I am transabled. My boyfriend understands me, and for this he is amazing. As far as the populace goes, I would say he is in the 99th percentile of those who can accept and understand the viewpoints of others.
Those who can understand transability are a rare breed, rarer then the transabled themselves. They are amazing people. To understand the transabled mind, one has to adopt and entirely different worldview then the worldview one already owns. One must cast aside the idea that disability is the lowest common demonator, that disability is a terrible trait to possess, that disabiity is something you wish upon your enemies as punishment, or the (insane…) idea that disability is punishment doled out by the hand of god.
She cannot understand you because she still sees disability in this way. She sees it as a punishment, a limit of oneself, a force that lowers human potential, etc.
Seeing disability this way - no one would want it. The problem lies then, not in how she views you, but how she views disability.
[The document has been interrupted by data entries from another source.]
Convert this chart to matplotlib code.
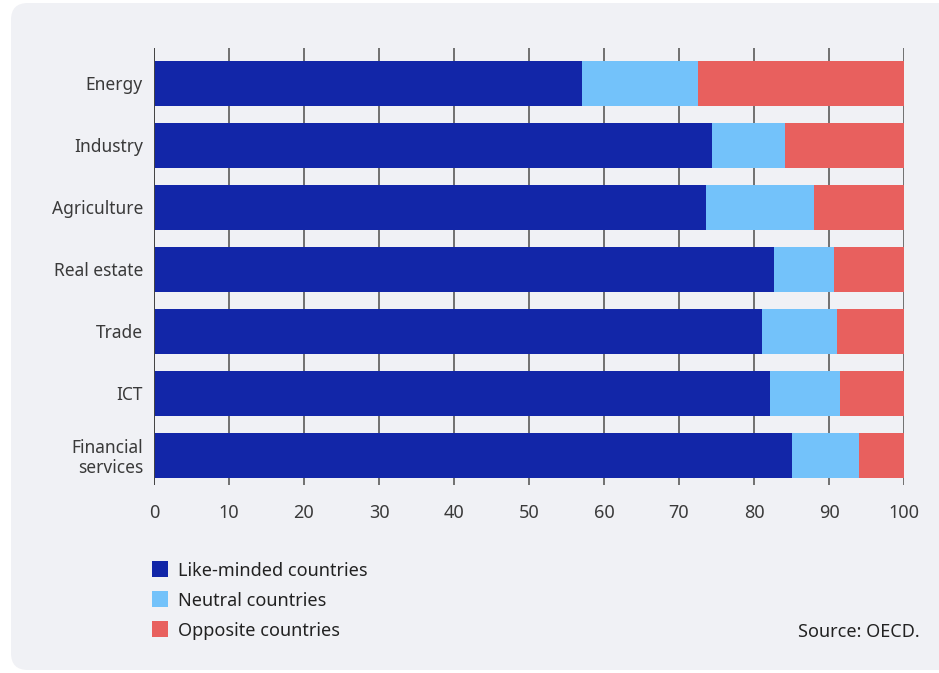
import matplotlib
matplotlib.use('Agg')
from matplotlib import pyplot as plt
from matplotlib.patches import FancyBboxPatch, Rectangle
import numpy as np

# data (share of each sector, %)
sectors = ['Energy', 'Industry', 'Agriculture', 'Real estate', 'Trade', 'ICT', 'Financial\nservices']
like_minded = [57.1, 74.4, 73.6, 82.7, 81.1, 82.1, 85.1]
neutral = [15.4, 9.7, 14.4, 8.0, 10.0, 9.4, 8.9]
opposite = [27.5, 15.9, 12.0, 9.3, 8.9, 8.5, 6.0]
series_names = ['Like-minded countries', 'Neutral countries', 'Opposite countries']
COLORS = ['#1226a8', '#73c2fa', '#e8605e']
BG = '#f0f1f5'
TXT = '#3a3a3a'

plt.rcParams['font.family'] = ['Noto Sans', 'DejaVu Sans']

fig = plt.figure(figsize=(9.39, 6.73), dpi=100)
fig.patch.set_facecolor('white')

# rounded card behind everything
card = FancyBboxPatch((11/939, 3/673), 960/939, 667/673,
                      boxstyle='round,pad=0,rounding_size=0.018',
                      transform=fig.transFigure, facecolor=BG, edgecolor='none',
                      mutation_aspect=939/673, zorder=-10)
fig.patches.append(card)

ax = fig.add_axes([154/939, 1-485/673, 750/939, 437/673])
ax.set_facecolor('none')

y = np.arange(len(sectors))
h = 0.72
left = np.zeros(len(sectors))
for vals, c in zip([like_minded, neutral, opposite], COLORS):
	ax.barh(y, vals, left=left, height=h, color=c, zorder=3)
	left += np.array(vals)

ax.set_xlim(0, 100)
ax.set_ylim(6.48, -0.57)
ax.set_xticks(range(0, 101, 10))
ax.set_yticks(y)
ax.set_yticklabels(sectors, fontsize=12.5, color=TXT, linespacing=1.1)
ax.tick_params(axis='x', length=0, pad=14, labelsize=13, labelcolor=TXT)
ax.tick_params(axis='y', length=0, pad=8)
ax.xaxis.grid(True, color='#5a5a5a', linewidth=1.2, zorder=1)
for s in ax.spines.values():
	s.set_visible(False)
ax.axvline(0, color='#444444', linewidth=1.4, zorder=4)

# legend drawn by hand at the bottom left
for i, (name, c) in enumerate(zip(series_names, COLORS)):
	yy = 1 - (569 + 30*i)/673
	fig.patches.append(Rectangle((152/939, yy - 8/673), 16/939, 16/673,
	                             transform=fig.transFigure, facecolor=c, edgecolor='none'))
	fig.text(178/939, yy - 2/673, name, fontsize=13, color='#222222', va='center', ha='left')

fig.text(920/939, 1-632/673, 'Source: OECD.', fontsize=13, color='#222222', va='center', ha='right')

plt.savefig('out.png', dpi=100, facecolor=fig.get_facecolor())
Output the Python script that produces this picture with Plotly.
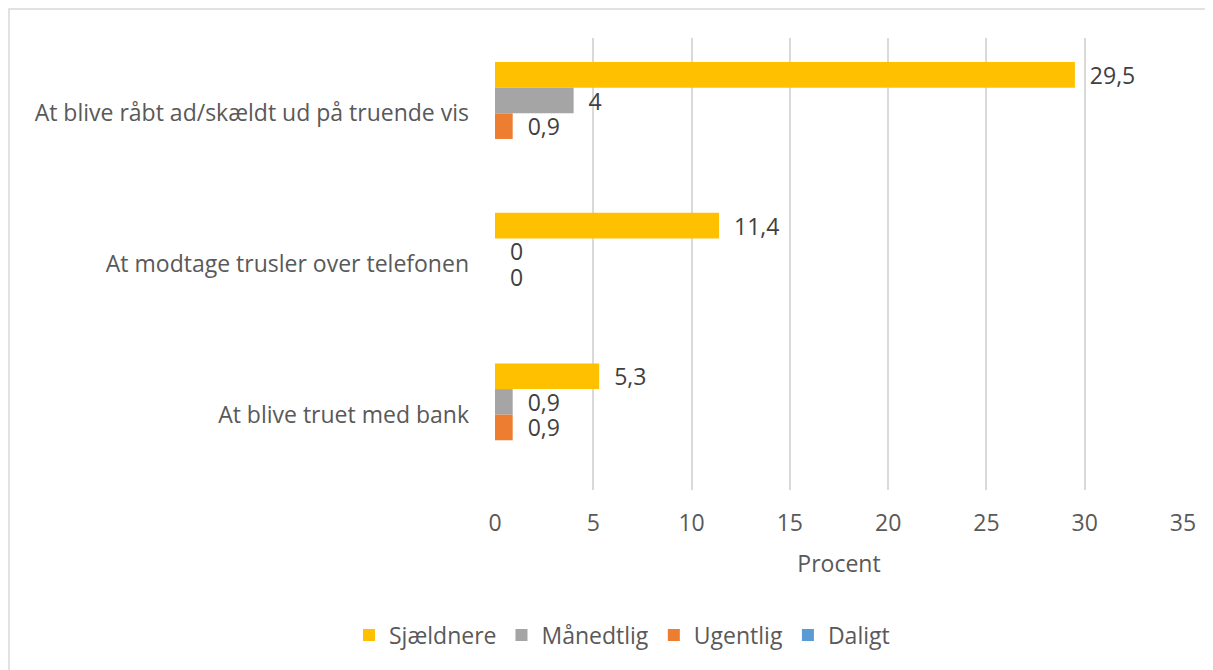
import plotly.graph_objects as go

categories = [
    "At blive råbt ad/skældt ud på truende vis",
    "At modtage trusler over telefonen",
    "At blive truet med bank",
]
series_names = ["Sjældnere", "Månedtlig", "Ugentlig", "Daligt"]
sjaeldnere = [29.5, 11.4, 5.3]
maanedtlig = [4, 0, 0.9]
ugentlig = [0.9, 0, 0.9]
daligt = [None, None, None]
colors = ["#FFC000", "#A5A5A5", "#ED7D31", "#5B9BD5"]
x_ticks = [0, 5, 10, 15, 20, 25, 30, 35]

FONT = "Open Sans"
TXT = "#595959"
FS = 23

W, H = 1205, 662
L, R, T, B = 487, 30, 30, 180


def fmt(v):
    if v is None:
        return ""
    return "\u00a0\u00a0" + (f"{v:g}".replace(".", ","))


fig = go.Figure()
for name, vals, col in zip(series_names, [sjaeldnere, maanedtlig, ugentlig, daligt], colors):
    fig.add_trace(go.Bar(
        name=name,
        y=categories,
        x=vals,
        orientation="h",
        marker=dict(color=col, line=dict(width=0)),
        text=[fmt(v) for v in vals],
        textposition="outside",
        constraintext="none",
        textfont=dict(family=FONT, size=FS, color="#404040"),
        cliponaxis=False,
    ))

pw = W - L - R
ph = H - T - B
fig.update_layout(
    width=W,
    height=H,
    paper_bgcolor="white",
    plot_bgcolor="white",
    barmode="group",
    bargap=0.32,
    bargroupgap=0,
    margin=dict(l=L, r=R, t=T, b=B),
    font=dict(family=FONT, size=FS, color=TXT),
    xaxis=dict(
        range=[0, 35],
        tickvals=x_ticks,
        showgrid=True,
        gridcolor="#D9D9D9",
        gridwidth=1.5,
        zeroline=False,
        showline=False,
        ticks="",
        ticklabelstandoff=17,
        tickfont=dict(family=FONT, size=FS, color=TXT),
        title=dict(text="Procent", font=dict(family=FONT, size=FS, color=TXT), standoff=18),
    ),
    yaxis=dict(
        autorange="reversed",
        showgrid=False,
        showline=False,
        zeroline=False,
        ticks="",
        ticklabelstandoff=25,
        tickfont=dict(family=FONT, size=FS, color=TXT),
    ),
    legend=dict(
        orientation="h",
        xref="container",
        yref="container",
        x=614 / W,
        y=1 - 627 / H,
        xanchor="center",
        yanchor="middle",
        font=dict(family=FONT, size=FS, color=TXT),
        traceorder="normal",
        itemwidth=30,
    ),
    showlegend=True,
    shapes=[dict(
        type="rect", xref="paper", yref="paper",
        x0=(1 - L) / pw, x1=1.2, y0=-1, y1=1 + (T - 1) / ph,
        line=dict(color="#D9D9D9", width=1.5), fillcolor="rgba(0,0,0,0)", layer="below",
    )],
)

fig.write_html("out.html")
Of course we know that to you, a life as a paraplegic is just the opposite. It frees you, allows you to live to your full potential, and is a gift.
That said, without the right motivation to change, people will not change. Your wife is trying, she just isn’t there yet. On her worldview changing journey, it might be helful if you cut her a little bit of slack. It’s not easy to be in the 99th percentile. If you expect/require her to be amazing, she will probably not meet your expectations.